I am almost finished reading Daniel Callahan's fine book False
Hopes: Why Americans's
Quest for Perfect Health Is a Recipe for Failure, and I would
like to take this opportunity to
share some of his thoughts on public health. Callahan is director
of International Programs at
The Hastings Center and is the author of five previous books
on medicine and medical ethics.
In False Hopes, Callahan summarizes the ideal of public health
as follows: "(1) the scientific
view that the key to population health lies in the background
educational, social, economic,
and environmental features of society and in the successful deployment
of effective
health-promotion and disease-prevention programs;" (2) the
social ideal which understand
the struggle against disease, unintentional injury, and illness
which requires common effort and
common sacrifice aiming for a common, collective good health;
(3) the economic conviction
that only an economically sustainable medicine oriented to population
health ought to be
politically acceptable in the future; and (4) the moral ideal
that individual/personal health will
significantly determine lifetime health and that people have
a social obligation to take care of
themselves for their own sake as well as for the sake of society.
(p. 176).
The three elements central to public health, according to
Callahan, are: "(1) the field focuses on
the health of populations as a whole, not the health of individuals;
(2) the main goals of the field
are, classically, the control of infectious disease and other
general hazards to health; health
status surveillance and monitoring; and of late, health promotion
and disease prevention; and
(3) a central, but not exclusive, role for insuring public health
lies with government." (p. 179).
Callahan stated that one of the reasons that public health
has trouble gaining support is because
"public health is interested in everyone in general but
no one in particular." Popular thought
favors programs that help me as an individual. That is a main
reason why acute-care,
high-technology medicine, by contrast, is publicly supported
more than public health. In
addition, medical approaches are generally short-term and public
health is more future oriented.
This is why there are television dramas about hospitals and not
about public health workers,
despite the heroic public health work that takes place in this
country everyday. "ER" on
television can solve problems immediately, a public health worker
may take years to show
progress. We all know that society likes quick fixes. I once
heard a speaker on the radio say
that it doesn't take a rocket scientist to solve complex social
and health problems--it takes much
more!
A key underlying factor about public health is that "

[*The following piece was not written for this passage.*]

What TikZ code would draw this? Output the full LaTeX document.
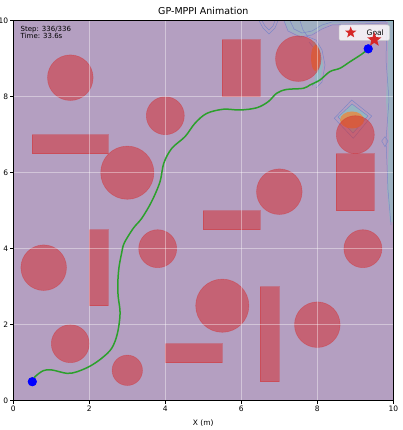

. . . public health in the political area is . . .
not well understood, not carefully defined, and thus in the end
not well defended."(p. 178).
Callahan offers us much food for thought. We have a long way
to go before we are well
understood and well defended, but we are making progress.
If you are interested in reading Callahan's book, it is available
from www.amazon.com for
about $17. I have spoken to Callahan on the phone and I am determining
if there might be a
time when we could bring him to Nebraska for a presentation sometime
this year.
Unfortunately, he is not available for our Sept. 16 conference.